The happy couple appeared on both channels on the eve of their wedding, sitting in deck chairs in a summer house at Buckingham Palace and answering a series of fairly fatuous questions put by Andrew Gardner of ITN and Angela Rippon for the BBC. Some of the questions would have stopped experienced politicians in their tracks, let alone a nervous 20-year-old girl — 'After the marriage, how do you see your role developing, Lady Diana?' (Gardner) But Hawkfeatures's comments were if anything even more inapposite, e.g. 'It must have been enormous fun putting together a guest list', when in fact it was obviously a major nightmare, quite apart from the Barbara Cartland problem. It emerged that Prince Charles had planned the thing more as a sort of glorified promenade concert than a service of solemn matrimony. He only became animated during his 15-minute ordeal when he spoke of the musical arrangements that he had made with the help of his old mate Sir David Willcocks. I am writing before the ceremony so am in no position to comment on the result.

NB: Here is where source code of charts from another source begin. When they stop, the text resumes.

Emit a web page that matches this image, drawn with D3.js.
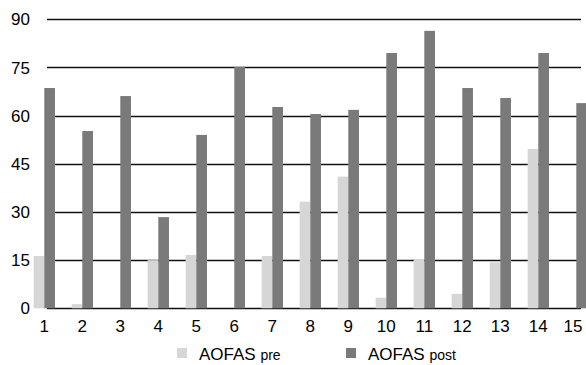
<!DOCTYPE html>
<html>
<head>
<meta charset="utf-8">
<script src="https://cdn.jsdelivr.net/npm/d3@7"></script>
<style>
  body { margin: 0; background: #fff; }
  text { font-family: "Liberation Sans", Arial, sans-serif; fill: #000; }
</style>
</head>
<body>
<div id="chart"></div>
<script>
// data
const categories = ["1", "2", "3", "4", "5", "6", "7", "8", "9", "10", "11", "12", "13", "14", "15"];
const seriesNames = ["pre", "post"];
const aofasPre = [16.3, 1.3, 0, 15.0, 16.6, 0, 16.3, 33.2, 41.0, 3.3, 15.3, 4.5, 14.3, 49.6, 0];
const aofasPost = [68.6, 55.2, 66.1, 28.4, 54.0, 75.2, 62.7, 60.5, 61.8, 79.5, 86.4, 68.6, 65.5, 79.5, 63.9];
const yTicks = [0, 15, 30, 45, 60, 75, 90];

const width = 586,
  height = 365;

const colors = { pre: "#d6d6d6", post: "#7a7a7a" };

const svg = d3
  .select("#chart")
  .append("svg")
  .attr("width", width)
  .attr("height", height);

const x = d3.scaleBand().domain(categories).range([25.3, 25.3 + 15 * 38]).padding(0);

const xSub = d3
  .scaleBand()
  .domain(seriesNames)
  .range([0, x.bandwidth()])
  .paddingInner(0)
  .paddingOuter(0.78);

const y = d3.scaleLinear().domain([0, 90]).range([308.3, 19.3]);

// grid lines
svg
  .append("g")
  .selectAll("line")
  .data(yTicks)
  .join("line")
  .attr("x1", 47)
  .attr("x2", 581)
  .attr("y1", (d) => Math.round(y(d)) + 0.5)
  .attr("y2", (d) => Math.round(y(d)) + 0.5)
  .attr("stroke", "#111")
  .attr("stroke-width", 1.3);

// y labels
svg
  .append("g")
  .selectAll("text")
  .data(yTicks)
  .join("text")
  .attr("x", 30)
  .attr("y", (d) => y(d))
  .attr("dy", "0.36em")
  .attr("text-anchor", "end")
  .style("font-size", "17px")
  .text((d) => d);

// bars
const rows = categories.map((c, i) => ({ cat: c, pre: aofasPre[i], post: aofasPost[i] }));

const groups = svg
  .append("g")
  .selectAll("g")
  .data(rows)
  .join("g")
  .attr("transform", (d) => `translate(${x(d.cat)},0)`);

groups
  .selectAll("rect")
  .data((d) => seriesNames.map((s) => ({ key: s, value: d[s] })))
  .join("rect")
  .attr("x", (d) => xSub(d.key))
  .attr("width", xSub.bandwidth())
  .attr("y", (d) => y(d.value))
  .attr("height", (d) => y(0) - y(d.value))
  .attr("fill", (d) => colors[d.key]);

// x labels (last one pulled in so it stays on the page)
svg
  .append("g")
  .selectAll("text")
  .data(categories)
  .join("text")
  .attr("x", (d) => Math.min(x(d) + x.bandwidth() / 2, 573))
  .attr("y", 332)
  .attr("text-anchor", "middle")
  .style("font-size", "17px")
  .text((d) => d);

// legend
const legendX = [177, 346];
seriesNames.forEach((s, i) => {
  svg
    .append("rect")
    .attr("x", legendX[i])
    .attr("y", 348)
    .attr("width", 10)
    .attr("height", 10)
    .attr("fill", colors[s]);
  const t = svg
    .append("text")
    .attr("x", legendX[i] + 22)
    .attr("y", 360)
    .style("font-size", "17px");
  t.append("tspan").text("AOFAS ");
  t.append("tspan").style("font-size", "14px").text(s);
});
</script>
</body>
</html>
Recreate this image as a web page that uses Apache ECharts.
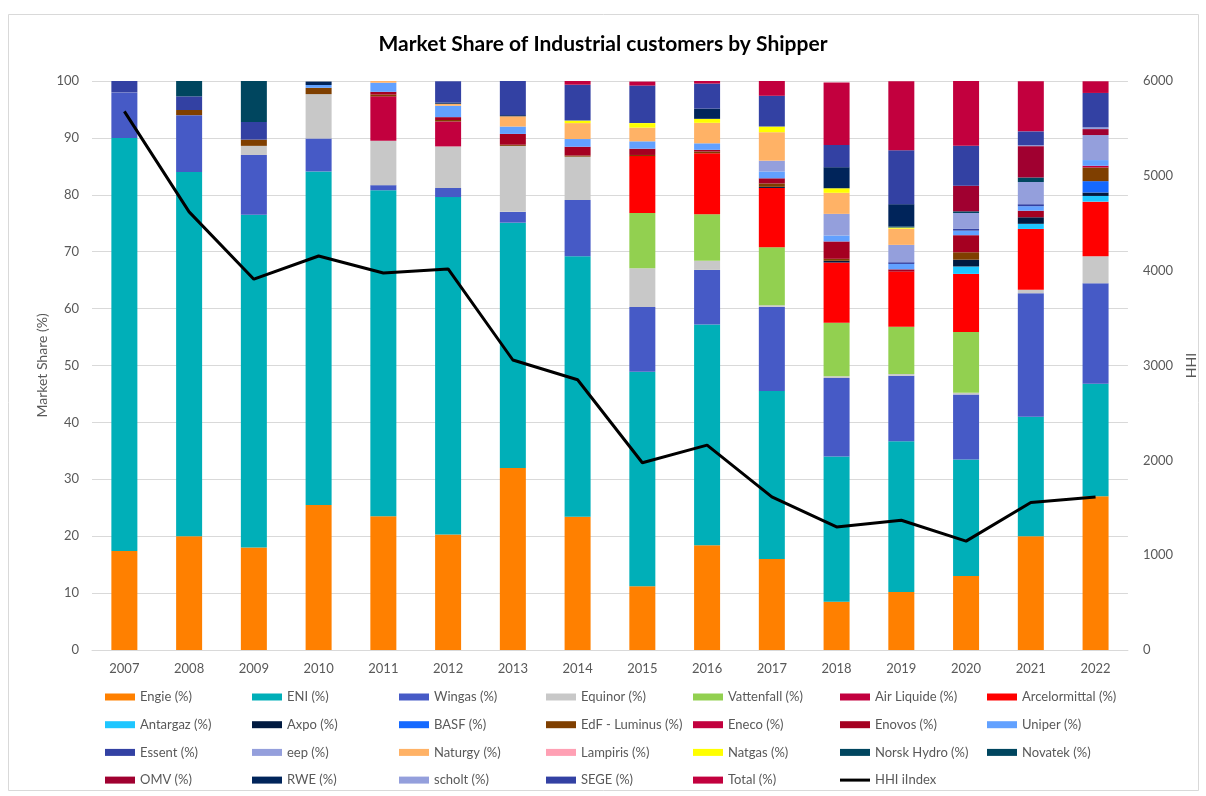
<!DOCTYPE html>
<html>
<head>
<meta charset="utf-8">
<script src="https://cdn.jsdelivr.net/npm/echarts@6/dist/echarts.min.js"></script>
<style>
  html, body { margin: 0; padding: 0; background: #fff; }
  #chart { width: 1206px; height: 796px; }
</style>
</head>
<body>
<div id="chart"></div>
<script>
// years on the x axis
const years = ["2007", "2008", "2009", "2010", "2011", "2012", "2013", "2014",
  "2015", "2016", "2017", "2018", "2019", "2020", "2021", "2022"];

// market share per shipper (%)
const engie        = [17.4, 20, 18, 25.5, 23.5, 20.3, 32, 23.4, 11.2, 18.4, 16, 8.5, 10.2, 13, 20, 27];
const eni          = [72.6, 64, 58.5, 58.6, 57.3, 59.3, 43.1, 45.8, 37.7, 38.8, 29.5, 25.5, 26.5, 20.5, 21, 19.8];
const wingas       = [8, 10, 10.5, 5.8, 0.9, 1.6, 1.9, 9.9, 11.4, 9.6, 14.8, 13.8, 11.5, 11.4, 21.7, 17.65];
const equinor      = [0, 0, 1.6, 7.8, 7.8, 7.3, 11.6, 7.6, 6.8, 1.6, 0.3, 0.3, 0.3, 0.3, 0.6, 4.75];
const vattenfall   = [0, 0, 0, 0, 0, 0, 0, 0, 9.7, 8.2, 10.2, 9.4, 8.3, 10.7, 0, 0];
const airLiquide   = [0, 0, 0, 0, 7.8, 4.4, 0, 0, 0, 0, 0, 0, 0, 0, 0, 0];
const arcelor      = [0, 0, 0, 0, 0, 0, 0, 0, 10, 10.7, 10.4, 10.6, 9.7, 10.2, 10.7, 9.6];
const antargaz     = [0, 0, 0, 0, 0, 0, 0, 0, 0, 0, 0, 0, 0, 1.3, 0.9, 1.0];
const axpo         = [0, 0, 0, 0, 0, 0, 0, 0, 0, 0, 0.2, 0.3, 0, 1.2, 1.15, 0.6];
const basf         = [0, 0, 0, 0, 0, 0, 0, 0, 0, 0, 0, 0, 0, 0, 0, 2.0];
const edf          = [0, 0.9, 1.1, 1.1, 0.3, 0.25, 0.2, 0.2, 0.2, 0.3, 0.6, 0.35, 0, 1.3, 0, 2.4];
const eneco        = [0, 0, 0, 0, 0, 0, 0, 0, 0, 0, 0, 0, 0, 0, 0, 0.3];
const enovos       = [0, 0, 0, 0, 0.5, 0.5, 1.9, 1.55, 1.1, 0.3, 0.9, 3.05, 0.4, 3.0, 1.15, 0];
const uniper       = [0, 0, 0, 0.5, 1.6, 2.0, 1.3, 1.35, 1.3, 1.15, 1.2, 1.05, 0.95, 0.8, 0.8, 1.0];
const essent       = [2, 2.4, 3.1, 0, 0, 0, 0, 0, 0, 0, 0, 0, 0.3, 0.3, 0.35, 0];
const eep          = [0, 0, 0, 0, 0, 0, 0, 0, 0, 0, 1.9, 3.8, 3.05, 2.8, 3.9, 4.4];
const naturgy      = [0, 0, 0, 0, 0.3, 0.35, 1.8, 2.8, 2.4, 3.6, 5.0, 3.7, 2.85, 0, 0, 0];
const lampiris     = [0, 0, 0, 0, 0, 0, 0, 0, 0, 0, 0, 0, 0, 0, 0, 0];
const natgas       = [0, 0, 0, 0, 0, 0, 0, 0.45, 0.8, 0.7, 1.0, 0.8, 0.2, 0, 0, 0];
const norskHydro   = [0, 2.7, 7.2, 0, 0, 0, 0, 0, 0, 0, 0, 0, 0, 0, 0, 0];
const novatek      = [0, 0, 0, 0, 0, 0, 0, 0, 0, 0, 0, 0, 0.2, 0.3, 0.8, 0];
const omv          = [0, 0, 0, 0, 0, 0, 0, 0, 0, 0, 0, 0, 0, 4.5, 5.5, 1.05];
const rwe          = [0, 0, 0, 0.6, 0, 0.2, 0.2, 0, 0, 1.8, 0, 3.7, 3.9, 0, 0, 0];
const scholt       = [0, 0, 0, 0, 0, 0, 0, 0, 0, 0, 0, 0, 0, 0, 0.15, 0.3];
const sege         = [0, 0, 0, 0, 0, 3.75, 6.0, 6.3, 6.6, 4.4, 5.4, 3.9, 9.5, 7.0, 2.45, 6.05];
const total        = [0, 0, 0, 0, 0, 0, 0, 0.7, 0.7, 0.45, 2.6, 11.0, 12.1, 11.4, 8.8, 2.05];

// HHI index (right axis)
const hhi = [5680, 4620, 3910, 4155, 3975, 4018, 3058, 2850, 1975, 2160, 1614, 1298, 1368, 1148, 1556, 1614];

const names = ["Engie (%)", "ENI (%)", "Wingas (%)", "Equinor (%)", "Vattenfall (%)", "Air Liquide (%)",
  "Arcelormittal (%)", "Antargaz (%)", "Axpo (%)", "BASF (%)", "EdF - Luminus (%)", "Eneco (%)",
  "Enovos (%)", "Uniper (%)", "Essent (%)", "eep (%)", "Naturgy (%)", "Lampiris (%)", "Natgas (%)",
  "Norsk Hydro (%)", "Novatek (%)", "OMV (%)", "RWE (%)", "scholt (%)", "SEGE (%)", "Total (%)"];
const shares = [engie, eni, wingas, equinor, vattenfall, airLiquide, arcelor, antargaz, axpo, basf,
  edf, eneco, enovos, uniper, essent, eep, naturgy, lampiris, natgas, norskHydro, novatek, omv,
  rwe, scholt, sege, total];
const hhiName = "HHI iIndex";

const colors = ["#FF8000", "#00AFB8", "#465AC6", "#C8C8C8", "#92D050", "#C2003E",
  "#FF0000", "#1EC6FF", "#001A40", "#1569FF", "#7F3F00", "#C2003E",
  "#A50021", "#62A1FF", "#3341A3", "#949FDC", "#FFB266", "#FFA0B4", "#FFFF00",
  "#00465F", "#00465F", "#A00030", "#00245A", "#949FDC", "#3341A3", "#C2003E"];

const font = "Lato, 'Liberation Sans', sans-serif";
const grey = "#595959";

const series = names.map((n, i) => ({
  name: n,
  type: "bar",
  stack: "share",
  barWidth: 26,
  itemStyle: { color: colors[i] },
  data: shares[i].map(v => (v === 0 ? "-" : v)),
}));
series.push({
  name: hhiName,
  type: "line",
  yAxisIndex: 1,
  symbol: "none",
  z: 10,
  lineStyle: { color: "#000", width: 3 },
  itemStyle: { color: "#000" },
  data: hhi,
});

// legend: 7 columns x 4 rows, in the same order as the stack
const legendItems = names.map(n => ({ name: n, icon: "rect" }))
  .concat([{ name: hhiName, icon: "path://M0,0H30V3H0Z" }]);
const colX = [105, 252, 399, 546, 693, 840, 987];
const legends = colX.map((x, c) => ({
  orient: "vertical",
  left: x,
  top: 689,
  padding: 0,
  itemWidth: 30,
  itemHeight: 7,
  itemGap: 11.7,
  selectedMode: false,
  textStyle: { color: grey, fontSize: 13, fontFamily: font, lineHeight: 16 },
  data: legendItems.filter((_, k) => k % 7 === c),
}));

const chart = echarts.init(document.getElementById("chart"));
chart.setOption({
  animation: false,
  backgroundColor: "#fff",
  graphic: [{
    type: "rect",
    shape: { x: 8.5, y: 14.5, width: 1190, height: 776 },
    style: { fill: "none", stroke: "#D9D9D9", lineWidth: 1 },
    silent: true,
  }],
  title: {
    text: "Market Share of Industrial customers by Shipper",
    left: "center",
    top: 29,
    textStyle: { color: "#000", fontSize: 21, fontWeight: "bold", fontFamily: font },
  },
  grid: { left: 92, right: 77, top: 81, bottom: 146 },
  legend: legends,
  xAxis: {
    type: "category",
    data: years,
    axisLine: { lineStyle: { color: "#D9D9D9" } },
    axisTick: { show: false },
    axisLabel: { color: grey, fontSize: 13, fontFamily: font, margin: 12 },
  },
  yAxis: [{
    type: "value",
    min: 0,
    max: 100,
    interval: 10,
    name: "Market Share (%)",
    nameLocation: "middle",
    nameGap: 43,
    nameMoveOverlap: false,
    nameTextStyle: { color: grey, fontSize: 14, fontFamily: font },
    axisLine: { show: false },
    axisTick: { show: false },
    axisLabel: { color: grey, fontSize: 13, fontFamily: font, margin: 13 },
    splitLine: { lineStyle: { color: "#D9D9D9" } },
  }, {
    type: "value",
    min: 0,
    max: 6000,
    interval: 1000,
    name: "HHI",
    nameLocation: "middle",
    nameGap: 54,
    nameRotate: 90,
    nameTextStyle: { color: grey, fontSize: 14, fontFamily: font },
    axisLine: { show: false },
    axisTick: { show: false },
    axisLabel: { color: grey, fontSize: 13, fontFamily: font, margin: 15, formatter: v => String(v) },
    splitLine: { show: false },
  }],
  series: series,
});
</script>
</body>
</html>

I only hope the BBC commentators did better than that old fool Dorian Williams who made the most awful hash of the Royal Fireworks, describing Mark Phillips as Princess Mark Phillips and referring throughout to the torchbearers as `skites', when it turned out he meant 'scouts'.

Earlier this year I was asked by the Daily Telegraph's editor Bill Deedes to review a book about Jack Russell terriers by Brian Plummer. (Mr Deedes and I have a mutual interest in these dogs which I need not elaborate on this occasion.) I was reminded of the book by the appearance on BBC 2 on Sunday of Mr Plummer himself, a more genial figure than his writing might suggest. He is a Welshman, now living in the Midlands, who tried for a time to live off the land with the help of a pair of lurchers, but Who now earns a living teaching at a state school near Birmingham. Mr Plummer is a hunter but as he pointed out in his book the Opportunities for hunting are diminishing all the time because of the vanishing countryside and all the restrictions introduced by Parliament. The only real fun to be had with a pack of Jack Russells is to take them down to the chicken house, block up all the escape routes with straw, and let them loose on the rats. There were some exciting scenes on Sunday showing the little dogs killing 87 rats at a go. I'm sorry to say that my own Jack Russell, who normally enjoys watching the telly, missed it.